__The problem__:
In this exercise, print only the lines of the records below from the one with "Give me the matplotlib source for this chart." through the one with "ring_max = [250, 80, 7]", inclusive. Pictures are not part of the copy.

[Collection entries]
• • • • •

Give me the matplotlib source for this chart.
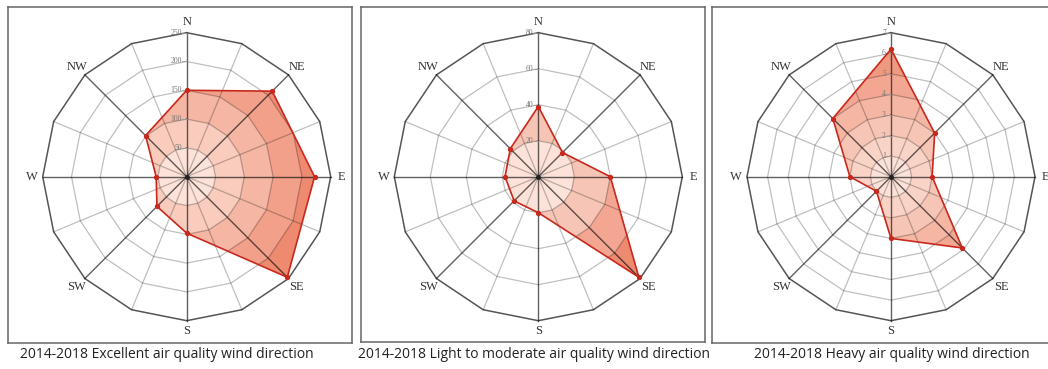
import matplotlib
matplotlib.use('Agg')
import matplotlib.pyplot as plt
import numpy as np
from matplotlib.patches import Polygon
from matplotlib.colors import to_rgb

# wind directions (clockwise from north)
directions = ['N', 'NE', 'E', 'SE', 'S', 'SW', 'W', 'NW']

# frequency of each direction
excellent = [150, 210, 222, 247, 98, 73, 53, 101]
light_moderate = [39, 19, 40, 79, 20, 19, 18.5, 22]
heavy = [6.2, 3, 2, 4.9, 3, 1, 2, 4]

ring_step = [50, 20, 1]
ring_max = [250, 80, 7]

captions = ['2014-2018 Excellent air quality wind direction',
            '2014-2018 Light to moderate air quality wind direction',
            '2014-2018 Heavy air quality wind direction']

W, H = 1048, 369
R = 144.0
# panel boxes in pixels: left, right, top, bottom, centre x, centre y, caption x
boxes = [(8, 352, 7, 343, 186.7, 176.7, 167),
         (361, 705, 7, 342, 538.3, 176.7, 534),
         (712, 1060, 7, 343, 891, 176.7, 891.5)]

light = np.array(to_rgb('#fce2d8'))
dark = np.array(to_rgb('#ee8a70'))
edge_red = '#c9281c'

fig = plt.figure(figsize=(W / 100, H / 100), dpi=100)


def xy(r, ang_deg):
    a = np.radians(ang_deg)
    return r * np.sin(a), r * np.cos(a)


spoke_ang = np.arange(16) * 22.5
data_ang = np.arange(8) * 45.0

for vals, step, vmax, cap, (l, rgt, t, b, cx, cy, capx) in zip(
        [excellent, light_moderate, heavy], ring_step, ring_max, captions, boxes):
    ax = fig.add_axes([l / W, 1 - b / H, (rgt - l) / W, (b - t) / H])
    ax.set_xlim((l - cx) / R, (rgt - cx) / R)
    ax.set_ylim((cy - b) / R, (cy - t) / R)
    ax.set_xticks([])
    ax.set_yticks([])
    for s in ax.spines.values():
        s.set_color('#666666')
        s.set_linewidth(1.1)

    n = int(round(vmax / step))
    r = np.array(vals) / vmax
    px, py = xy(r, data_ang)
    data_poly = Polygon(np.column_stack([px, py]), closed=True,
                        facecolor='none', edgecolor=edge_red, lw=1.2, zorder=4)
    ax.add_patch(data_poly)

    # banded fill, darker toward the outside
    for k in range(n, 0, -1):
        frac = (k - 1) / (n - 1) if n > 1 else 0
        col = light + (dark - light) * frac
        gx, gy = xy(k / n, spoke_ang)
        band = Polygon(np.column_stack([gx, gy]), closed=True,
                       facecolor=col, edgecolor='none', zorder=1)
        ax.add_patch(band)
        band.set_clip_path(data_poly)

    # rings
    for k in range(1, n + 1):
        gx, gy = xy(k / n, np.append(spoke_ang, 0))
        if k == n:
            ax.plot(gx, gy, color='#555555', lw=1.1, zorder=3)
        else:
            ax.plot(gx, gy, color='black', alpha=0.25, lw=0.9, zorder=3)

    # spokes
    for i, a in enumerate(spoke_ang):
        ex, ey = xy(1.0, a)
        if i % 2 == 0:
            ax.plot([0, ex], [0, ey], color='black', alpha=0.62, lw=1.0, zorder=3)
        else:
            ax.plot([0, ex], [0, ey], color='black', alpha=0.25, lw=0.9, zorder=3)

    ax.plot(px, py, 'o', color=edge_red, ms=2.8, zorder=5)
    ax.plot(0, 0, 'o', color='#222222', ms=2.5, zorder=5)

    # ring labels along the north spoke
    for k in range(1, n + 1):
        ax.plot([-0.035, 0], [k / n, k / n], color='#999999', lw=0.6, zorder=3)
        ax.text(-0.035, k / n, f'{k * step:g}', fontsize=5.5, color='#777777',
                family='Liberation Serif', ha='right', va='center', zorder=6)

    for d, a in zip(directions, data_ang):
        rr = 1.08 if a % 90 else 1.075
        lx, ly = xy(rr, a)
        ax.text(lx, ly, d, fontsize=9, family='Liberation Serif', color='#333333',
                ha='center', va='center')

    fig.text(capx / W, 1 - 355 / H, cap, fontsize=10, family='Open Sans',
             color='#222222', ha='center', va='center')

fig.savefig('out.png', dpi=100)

• • • • •

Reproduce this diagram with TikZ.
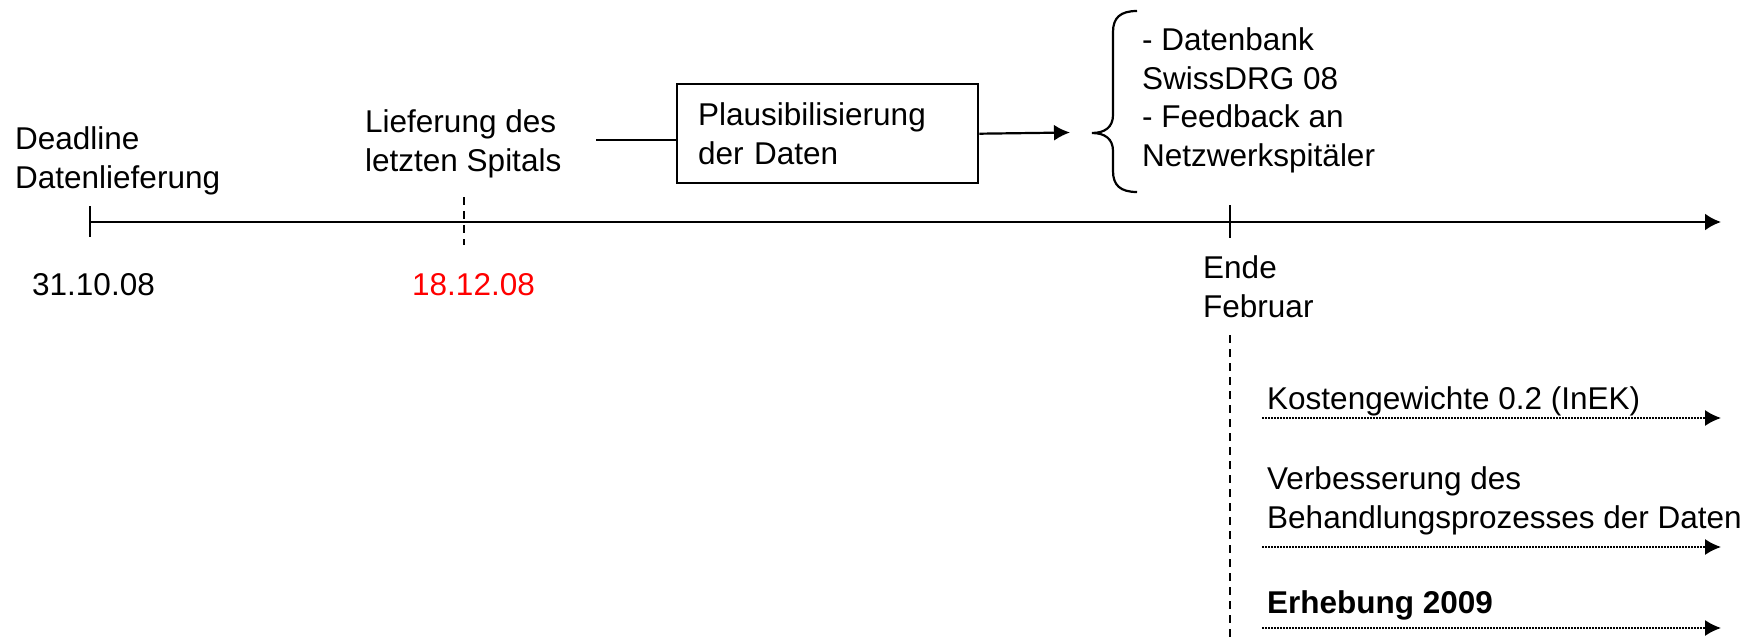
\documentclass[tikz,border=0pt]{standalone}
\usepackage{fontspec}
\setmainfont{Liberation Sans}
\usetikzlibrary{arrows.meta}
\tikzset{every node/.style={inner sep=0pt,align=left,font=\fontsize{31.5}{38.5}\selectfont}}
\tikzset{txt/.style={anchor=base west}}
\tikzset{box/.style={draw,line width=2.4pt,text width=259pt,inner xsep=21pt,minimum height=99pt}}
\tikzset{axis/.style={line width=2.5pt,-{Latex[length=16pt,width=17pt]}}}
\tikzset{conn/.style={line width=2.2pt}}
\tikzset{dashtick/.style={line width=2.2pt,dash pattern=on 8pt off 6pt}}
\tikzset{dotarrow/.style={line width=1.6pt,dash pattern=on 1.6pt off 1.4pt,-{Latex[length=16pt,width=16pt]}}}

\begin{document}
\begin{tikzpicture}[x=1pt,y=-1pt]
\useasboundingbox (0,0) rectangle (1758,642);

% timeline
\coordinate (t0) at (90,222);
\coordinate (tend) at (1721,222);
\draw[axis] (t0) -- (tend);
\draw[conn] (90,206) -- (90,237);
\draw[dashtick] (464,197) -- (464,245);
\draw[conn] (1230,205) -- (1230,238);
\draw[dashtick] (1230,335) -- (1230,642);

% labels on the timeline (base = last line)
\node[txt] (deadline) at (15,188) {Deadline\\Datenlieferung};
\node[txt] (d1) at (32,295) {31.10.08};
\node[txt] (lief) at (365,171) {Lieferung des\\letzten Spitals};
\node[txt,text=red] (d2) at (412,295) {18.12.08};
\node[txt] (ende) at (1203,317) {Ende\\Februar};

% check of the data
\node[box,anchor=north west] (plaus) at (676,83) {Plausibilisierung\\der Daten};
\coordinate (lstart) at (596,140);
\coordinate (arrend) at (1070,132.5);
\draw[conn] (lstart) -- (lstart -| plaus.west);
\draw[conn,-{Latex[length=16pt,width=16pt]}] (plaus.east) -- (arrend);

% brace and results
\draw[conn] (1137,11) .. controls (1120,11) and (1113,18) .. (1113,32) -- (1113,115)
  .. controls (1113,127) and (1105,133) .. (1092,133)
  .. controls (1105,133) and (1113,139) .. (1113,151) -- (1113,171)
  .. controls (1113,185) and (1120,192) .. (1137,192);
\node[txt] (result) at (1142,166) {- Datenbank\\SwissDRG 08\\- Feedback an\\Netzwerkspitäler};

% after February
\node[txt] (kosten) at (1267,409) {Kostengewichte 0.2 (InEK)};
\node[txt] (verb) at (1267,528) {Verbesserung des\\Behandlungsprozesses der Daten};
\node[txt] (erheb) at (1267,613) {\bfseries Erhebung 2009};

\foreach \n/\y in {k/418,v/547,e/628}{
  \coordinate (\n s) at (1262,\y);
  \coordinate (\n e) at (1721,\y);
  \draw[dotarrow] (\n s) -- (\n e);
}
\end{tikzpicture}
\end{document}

• • • • •

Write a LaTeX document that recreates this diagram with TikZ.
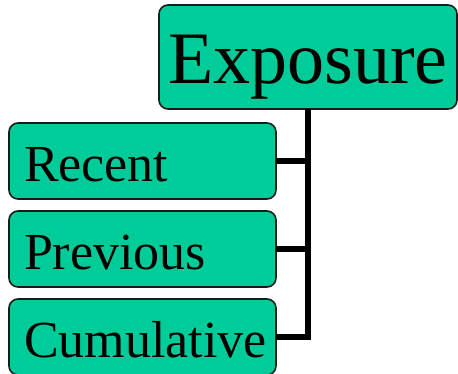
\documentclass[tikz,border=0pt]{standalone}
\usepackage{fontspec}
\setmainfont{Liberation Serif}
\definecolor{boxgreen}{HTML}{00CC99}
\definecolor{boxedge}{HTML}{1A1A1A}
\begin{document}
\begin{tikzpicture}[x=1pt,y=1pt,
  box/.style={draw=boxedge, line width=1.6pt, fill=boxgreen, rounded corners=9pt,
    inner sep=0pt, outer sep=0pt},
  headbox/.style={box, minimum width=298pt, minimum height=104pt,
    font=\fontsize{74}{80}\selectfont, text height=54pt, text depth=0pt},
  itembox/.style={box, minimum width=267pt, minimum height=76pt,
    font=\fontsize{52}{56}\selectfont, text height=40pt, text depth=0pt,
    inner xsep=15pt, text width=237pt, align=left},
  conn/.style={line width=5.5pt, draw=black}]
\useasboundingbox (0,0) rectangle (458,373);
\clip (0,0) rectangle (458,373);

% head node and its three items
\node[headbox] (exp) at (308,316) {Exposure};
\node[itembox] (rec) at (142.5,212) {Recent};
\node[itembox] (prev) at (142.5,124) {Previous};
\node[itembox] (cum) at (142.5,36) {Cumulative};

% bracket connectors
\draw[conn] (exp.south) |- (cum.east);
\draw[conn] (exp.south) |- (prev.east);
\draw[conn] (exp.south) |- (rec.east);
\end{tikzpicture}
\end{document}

• • • • •

__Written reply__:
Give me the matplotlib source for this chart.
import matplotlib
matplotlib.use('Agg')
import matplotlib.pyplot as plt
import numpy as np
from matplotlib.patches import Polygon
from matplotlib.colors import to_rgb

# wind directions (clockwise from north)
directions = ['N', 'NE', 'E', 'SE', 'S', 'SW', 'W', 'NW']

# frequency of each direction
excellent = [150, 210, 222, 247, 98, 73, 53, 101]
light_moderate = [39, 19, 40, 79, 20, 19, 18.5, 22]
heavy = [6.2, 3, 2, 4.9, 3, 1, 2, 4]

ring_step = [50, 20, 1]
ring_max = [250, 80, 7]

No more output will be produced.